__WHAT IS REQUIRED__: Tally the lines containing "this" and report the number alone.

*** EXTRACTED MATERIAL

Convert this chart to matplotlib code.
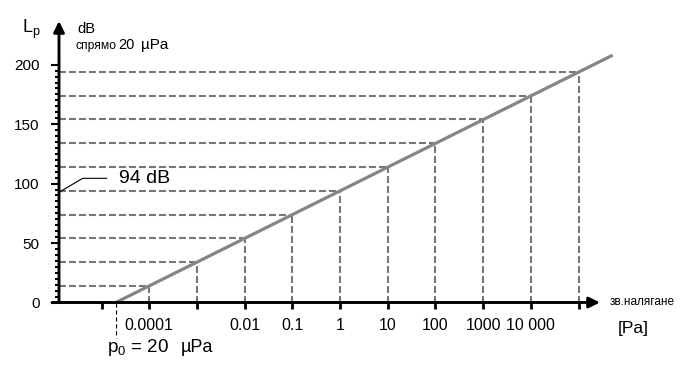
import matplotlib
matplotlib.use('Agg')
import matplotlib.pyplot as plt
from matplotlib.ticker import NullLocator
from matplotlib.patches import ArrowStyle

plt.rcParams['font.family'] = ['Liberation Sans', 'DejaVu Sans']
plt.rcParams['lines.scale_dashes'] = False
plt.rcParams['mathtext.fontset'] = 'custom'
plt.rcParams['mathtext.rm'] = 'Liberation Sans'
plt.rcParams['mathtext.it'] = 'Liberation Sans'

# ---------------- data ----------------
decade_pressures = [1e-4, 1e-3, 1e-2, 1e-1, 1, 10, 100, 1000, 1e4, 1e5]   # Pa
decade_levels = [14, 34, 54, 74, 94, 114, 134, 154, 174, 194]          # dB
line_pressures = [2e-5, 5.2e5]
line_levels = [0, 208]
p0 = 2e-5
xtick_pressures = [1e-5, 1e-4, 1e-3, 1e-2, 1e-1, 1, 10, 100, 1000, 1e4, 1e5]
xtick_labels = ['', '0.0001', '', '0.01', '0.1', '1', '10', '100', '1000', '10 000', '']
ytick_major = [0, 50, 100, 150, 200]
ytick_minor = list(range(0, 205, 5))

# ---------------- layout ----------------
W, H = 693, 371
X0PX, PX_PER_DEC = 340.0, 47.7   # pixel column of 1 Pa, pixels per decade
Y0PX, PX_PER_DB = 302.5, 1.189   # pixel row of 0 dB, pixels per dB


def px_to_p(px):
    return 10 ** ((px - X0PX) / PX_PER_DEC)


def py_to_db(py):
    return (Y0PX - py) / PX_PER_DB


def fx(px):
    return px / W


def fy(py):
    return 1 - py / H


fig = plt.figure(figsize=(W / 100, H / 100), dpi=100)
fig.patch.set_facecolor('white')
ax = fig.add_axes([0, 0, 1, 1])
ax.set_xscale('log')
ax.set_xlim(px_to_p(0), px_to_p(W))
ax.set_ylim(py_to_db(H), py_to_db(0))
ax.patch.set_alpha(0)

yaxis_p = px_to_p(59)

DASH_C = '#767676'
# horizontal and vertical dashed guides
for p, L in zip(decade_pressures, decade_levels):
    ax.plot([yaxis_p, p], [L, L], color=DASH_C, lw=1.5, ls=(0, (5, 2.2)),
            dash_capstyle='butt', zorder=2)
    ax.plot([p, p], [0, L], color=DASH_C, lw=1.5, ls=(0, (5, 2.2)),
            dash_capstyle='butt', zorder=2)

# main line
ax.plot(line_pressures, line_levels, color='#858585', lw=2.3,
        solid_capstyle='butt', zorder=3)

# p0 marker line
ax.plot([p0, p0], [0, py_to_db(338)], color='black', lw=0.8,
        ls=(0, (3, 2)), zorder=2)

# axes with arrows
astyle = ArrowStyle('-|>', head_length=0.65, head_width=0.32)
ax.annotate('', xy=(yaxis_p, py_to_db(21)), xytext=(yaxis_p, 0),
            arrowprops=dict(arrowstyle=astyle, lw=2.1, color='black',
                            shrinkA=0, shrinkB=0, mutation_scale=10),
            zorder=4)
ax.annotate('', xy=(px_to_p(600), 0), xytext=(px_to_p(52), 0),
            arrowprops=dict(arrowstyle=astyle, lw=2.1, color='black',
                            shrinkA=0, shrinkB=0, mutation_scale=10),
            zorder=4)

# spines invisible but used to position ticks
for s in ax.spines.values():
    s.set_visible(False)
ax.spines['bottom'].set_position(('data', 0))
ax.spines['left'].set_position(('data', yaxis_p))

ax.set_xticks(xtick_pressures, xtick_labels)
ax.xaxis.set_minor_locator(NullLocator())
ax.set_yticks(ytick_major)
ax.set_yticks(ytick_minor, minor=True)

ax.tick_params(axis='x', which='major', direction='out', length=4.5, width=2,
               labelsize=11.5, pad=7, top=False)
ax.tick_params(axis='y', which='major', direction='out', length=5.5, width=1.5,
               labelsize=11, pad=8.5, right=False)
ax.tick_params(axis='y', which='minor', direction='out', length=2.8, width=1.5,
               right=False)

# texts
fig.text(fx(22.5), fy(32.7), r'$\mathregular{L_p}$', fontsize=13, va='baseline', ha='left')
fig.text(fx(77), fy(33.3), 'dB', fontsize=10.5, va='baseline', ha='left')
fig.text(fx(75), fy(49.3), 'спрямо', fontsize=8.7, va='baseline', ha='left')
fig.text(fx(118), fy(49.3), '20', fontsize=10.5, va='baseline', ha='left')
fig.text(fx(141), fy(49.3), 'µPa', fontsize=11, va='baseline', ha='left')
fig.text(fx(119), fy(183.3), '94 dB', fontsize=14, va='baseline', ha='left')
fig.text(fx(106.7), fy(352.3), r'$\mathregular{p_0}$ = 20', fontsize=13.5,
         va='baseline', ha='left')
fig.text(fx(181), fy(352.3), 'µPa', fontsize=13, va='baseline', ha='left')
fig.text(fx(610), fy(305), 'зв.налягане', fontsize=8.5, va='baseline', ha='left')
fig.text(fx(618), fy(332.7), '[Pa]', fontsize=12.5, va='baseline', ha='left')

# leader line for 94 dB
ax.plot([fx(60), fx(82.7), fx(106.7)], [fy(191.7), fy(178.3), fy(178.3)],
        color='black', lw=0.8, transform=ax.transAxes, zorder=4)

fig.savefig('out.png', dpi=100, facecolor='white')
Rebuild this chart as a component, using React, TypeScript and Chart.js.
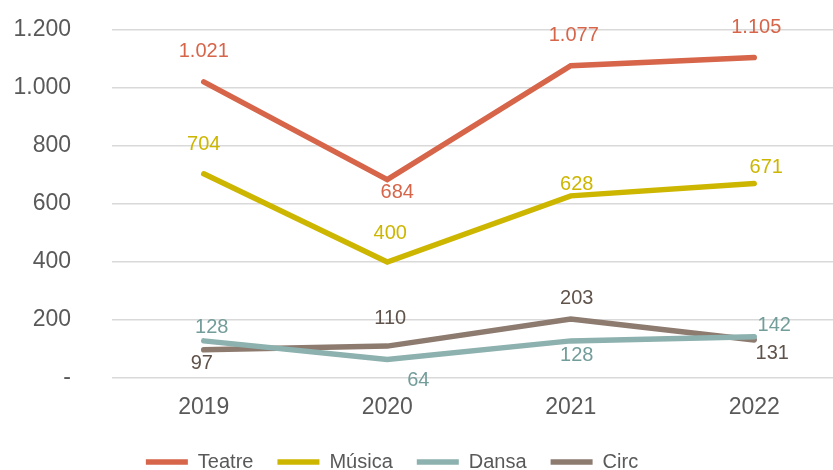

******

__TASK SOLUTION__: 2